Safeguarding Iraq's government and citizens from insurgent attack has been the job of Iraqi forces since January, while the U.S. forces are predominantly involved in training Iraq's army and police, and guarding the country's borders. They're also there to undergird civilian democracy by preventing coups d'etat — it's unlikely that any Iraqi group will try to storm the proverbial palace when the rightful government can easily be restored on the back of an American tank. This is no small matter in a country with a history of dictatorships and violent changes of regime.

However, even before this year's election began, Iraq's politicians were covertly undermining the country's tender democratic norms, while the U.S. had to sit back and watch. In January, the Justice and Accountability Commission, a shadowy government de-Ba'athification panel originally created by the U.S. government after the 2003 invasion, banned some 500 candidates, most of them Sunnis, from participating in the elections without ever presenting evidence against them. "The Americans say they came here to build democracy, but what kind of democracy is this?" Saleh al-Mutlaq, the leader of the country's second largest Sunni Muslim party and one of the banned candidates, asked TIME not long after the ban was imposed. "They should solve this problem, or they should just leave." Needless to say, the U.S. hasn't solved the problem of the de-Ba'athification commission. U.S. officials spoke out loudly against the candidate ban, but it was upheld by the courts. Saleh al-Mutlaq's brother, Irbrahim, who replaced him on the ballot, was one of the 52 candidates banned on Monday.

Part of the difficultly facing U.S. officials is that almost every major political party has demanded a recount of the vote in areas where they fared poorly, despite the fact that international observers declared the poll largely free and fair. A recount would be more open to fraud than was the original poll.

Then there's the fact that those responsible for the breakdown can hide behind the trappings of sovereignty, security and due process. Though Prime Minister Maliki, in particular, has appeared willing to go to extra lengths to stay in power — critics charge that he has used a special anti-terror unit under his authority to jail political opponents, has orchestrated the candidate bans and the Baghdad vote recount ordered by a judge earlier in April — he has been able to cast these actions as safeguarding Iraqi laws and institutions.

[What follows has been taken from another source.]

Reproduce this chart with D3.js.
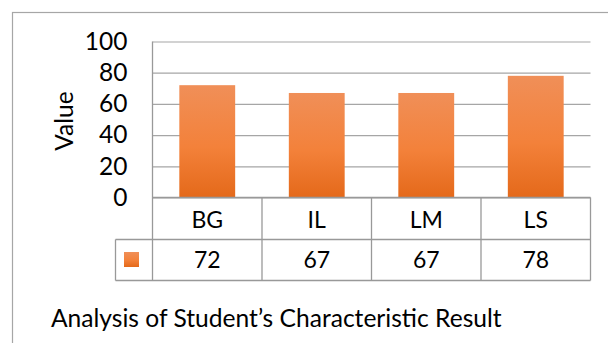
<!DOCTYPE html>
<html>
<head>
<meta charset="utf-8">
<script src="https://cdn.jsdelivr.net/npm/d3@7"></script>
<style>
  body { margin: 0; background: #fff; }
  text { font-family: Lato, "Open Sans", sans-serif; fill: #000; }
</style>
</head>
<body>
<svg id="chart" width="608" height="343"></svg>
<script>
const categories = ["BG", "IL", "LM", "LS"];
const values = [72, 67, 67, 78];
const yTicks = [0, 20, 40, 60, 80, 100];
const axisTitle = "Value";
const chartTitle = "Analysis of Student\u2019s Characteristic Result";

const svg = d3.select("#chart");
const plotLeft = 152.5, plotRight = 590.5, plotTop = 41.5, plotBottom = 197.5;
const row1 = 239.5, row2 = 280.5, legendLeft = 115.5;

// gradient for bars
const defs = svg.append("defs");
const grad = defs.append("linearGradient")
  .attr("id", "barGrad").attr("x1", 0).attr("y1", 0).attr("x2", 0).attr("y2", 1);
grad.append("stop").attr("offset", "0%").attr("stop-color", "#F08F58");
grad.append("stop").attr("offset", "55%").attr("stop-color", "#F3813A");
grad.append("stop").attr("offset", "100%").attr("stop-color", "#E4691A");

// outer chart border (only left/top visible)
svg.append("rect")
  .attr("x", 12.5).attr("y", 12.5)
  .attr("width", 620).attr("height", 360)
  .attr("fill", "none").attr("stroke", "#A6A6A6").attr("stroke-width", 1.2);

const x = d3.scaleBand().domain(categories).range([plotLeft, plotRight]);
const xBar = d3.scaleBand().domain(categories).range([plotLeft, plotRight])
  .paddingInner(0.49).paddingOuter(0.245);
const y = d3.scaleLinear().domain([0, 100]).range([plotBottom, plotTop]);

// gridlines + tick labels
const yAxis = d3.axisLeft(y)
  .tickValues(yTicks)
  .tickSizeInner(-(plotRight - plotLeft))
  .tickSizeOuter(0)
  .tickPadding(25);

const gy = svg.append("g").attr("transform", `translate(${plotLeft},0)`).call(yAxis);
gy.select(".domain").remove();
gy.selectAll(".tick line").attr("stroke", "#A6A6A6").attr("stroke-width", 1.2);
gy.selectAll(".tick text")
  .attr("font-size", 24.5)
  .attr("font-family", "Lato, sans-serif")
  .attr("fill", "#000");

// bars
svg.append("g").selectAll("rect")
  .data(values)
  .join("rect")
  .attr("x", (d, i) => xBar(categories[i]))
  .attr("y", d => y(d))
  .attr("width", xBar.bandwidth())
  .attr("height", d => y(0) - y(d))
  .attr("fill", "url(#barGrad)");

// data table lines
const lineColor = "#999";
const table = svg.append("g").attr("stroke", lineColor).attr("stroke-width", 1.3);
table.append("line").attr("x1", plotLeft).attr("x2", plotLeft).attr("y1", plotTop).attr("y2", row2);
table.append("line").attr("x1", plotLeft).attr("x2", plotRight).attr("y1", plotBottom).attr("y2", plotBottom);
table.append("line").attr("x1", legendLeft).attr("x2", plotRight).attr("y1", row1).attr("y2", row1);
table.append("line").attr("x1", legendLeft).attr("x2", plotRight).attr("y1", row2).attr("y2", row2);
table.append("line").attr("x1", legendLeft).attr("x2", legendLeft).attr("y1", row1).attr("y2", row2);
table.selectAll(".col")
  .data(categories)
  .join("line")
  .attr("class", "col")
  .attr("x1", d => x(d) + x.bandwidth())
  .attr("x2", d => x(d) + x.bandwidth())
  .attr("y1", plotBottom).attr("y2", row2);

// category labels
svg.append("g").selectAll("text")
  .data(categories)
  .join("text")
  .attr("x", d => x(d) + x.bandwidth() / 2)
  .attr("y", 227.5)
  .attr("text-anchor", "middle")
  .attr("font-size", 23)
  .text(d => d);

// value labels
svg.append("g").selectAll("text")
  .data(values)
  .join("text")
  .attr("x", (d, i) => x(categories[i]) + x.bandwidth() / 2)
  .attr("y", 268)
  .attr("text-anchor", "middle")
  .attr("font-size", 23)
  .text(d => d);

// legend key
svg.append("rect")
  .attr("x", 124).attr("y", 252)
  .attr("width", 15).attr("height", 15)
  .attr("fill", "url(#barGrad)");

// axis title
svg.append("text")
  .attr("transform", "translate(72.5,121) rotate(-90)")
  .attr("text-anchor", "middle")
  .attr("font-size", 24.5)
  .text(axisTitle);

// chart title (bottom)
svg.append("text")
  .attr("x", 51)
  .attr("y", 326.5)
  .attr("font-size", 24.6)
  .text(chartTitle);
</script>
</body>
</html>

The most depressing aspect of the current machinations is that they're unlikely to change the basic reality of Iraqi politics: The election was very close, and no one party will be able to form a government without building a broad-based coalition. Yet the behind-the-scenes maneuvering is destroying what little spirit of compromise and cooperation existed in Baghdad before the election, when U.S. officials had predicted Iraqi politicians would demonstrate a new willingness to work together, thanks in part to the security achievements of the surge of American troops in 2007. But forging an Iraqi political consensus may be a mission beyond the capability of the U.S.